W poniedziałek (13 lutego) do mediów trafiła informacja o tym, że UOKiK (Urząd Ochrony Konkurencji i Konsumenta) postawił zarzuty Filipowi Chajzerowi, Dorocie Rabczewskiej oraz Małgorzacie Rozenek-Majdan. Wszyscy nieprawidłowo oznaczali treści reklamowe w swoich mediach społecznościowych. Mogą zostać na nich nałożone kary o wysokości do 10 proc. ich rocznego obrotu.
Doda ustosunkowała się do oskarżeń UOKiK. Wokalistka nie czuje się winna
Doda otrzymała zarzut niewystarczająco klarownego informowania o tym, że jej treści są sponsorowane. Nie robiła tego ani poprzez wpisy, ani poprzez funkcje danej platformy. Czasem dodawała #reklama, ale dopiero po kilku dniach od publikacji. "Co prawda używa rekomendowanego określenia, jednak dokonuje edycji wpisu po fakcie, a wielu konsumentów nie ma możliwości zapoznania się z tą korektą. Tego rodzaju oznaczenie powinno znaleźć się przy lub na materiałach reklamowych od razu podczas publikacji, kiedy zasięg (...) jest największy. Powinno także być w widocznym miejscu, np. na początku opisu lub nagrania" – wyjaśnił UOKiK.

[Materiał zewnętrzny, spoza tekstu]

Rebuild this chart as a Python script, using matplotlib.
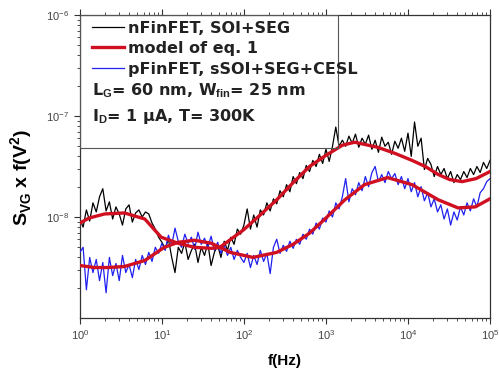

Piosenkarka, która obecnie przebywa na nartach w Austrii wraz ze swoim ukochanym Dariuszem Pachuetm, znalazła chwilę na przerwę od szusowania, aby odnieść się do zarzutów, które postawił jej UOKiK.
"W związku z postępowaniem na temat oznaczania reklam i celebrytów na Instagramie. BYĆ MOŻE skończy się on karą finansową dla influenserów, którzy co chwila przyjmują nowe współprace. Ja niezmiennie od 2 lat pracuje z 3 markami (o których moi followersi wiedzą doskonale) i nie dostaje wynagrodzenia za inne" – wytłumaczyła.
"Fakt, iż zapomnę oznaczyć jednego story podczas mojej kampanii wizerunkowej, która trwa rok, nie zmienia faktu, iż NIE JEST UKRYWANA" – podkreśliła celowo wielkimi literami. Przypomniała przy okazji, że za dwa dni są jej 39. urodziny. Nie wygląda zatem, żeby Doda przejęła się sprawą.
Zarzuty wobec Chajzera
Prezes UOKiK Tomasz Chróstny stwierdził, że Filip Chajzer jedynie podaje marki danych produktów, ale nie dodaje odpowiednich adnotacji ani w opisie, ani na zdjęciu czy wideo.
"Zdarza się, że używa na końcu wpisów oznaczenia #współpraca, który nie pokazuje jasno komercyjnego charakteru działalności" – podaje UOKiK.
Zarzuty wobec Rozenek-Majdan
Małgorzta Rozenek-Majdan również spotkała się z zarzutami dotyczącymi nieinformowania odbiorców o tym, że dane treści są sponsorowane. Ich komercyjny charakter powinien być oznaczony w sposób, który nie budzi co do tego wątpliwości.
"Zdarzyły się także przypadki umiejscowienia hashtagu #współpraca w sposób niemal niewidoczny dla konsumenta, np. w publikacji Instastory ukryty był pod nazwą profilu w lewym górnym rogu. (...) Używać należy rekomendowanych określeń, np. #reklama, [materiał sponsorowany], oraz oznaczenie powinno być umieszczone w widocznym miejscu i napisane wystarczająco dużą czcionką" – przekazał UOKiK.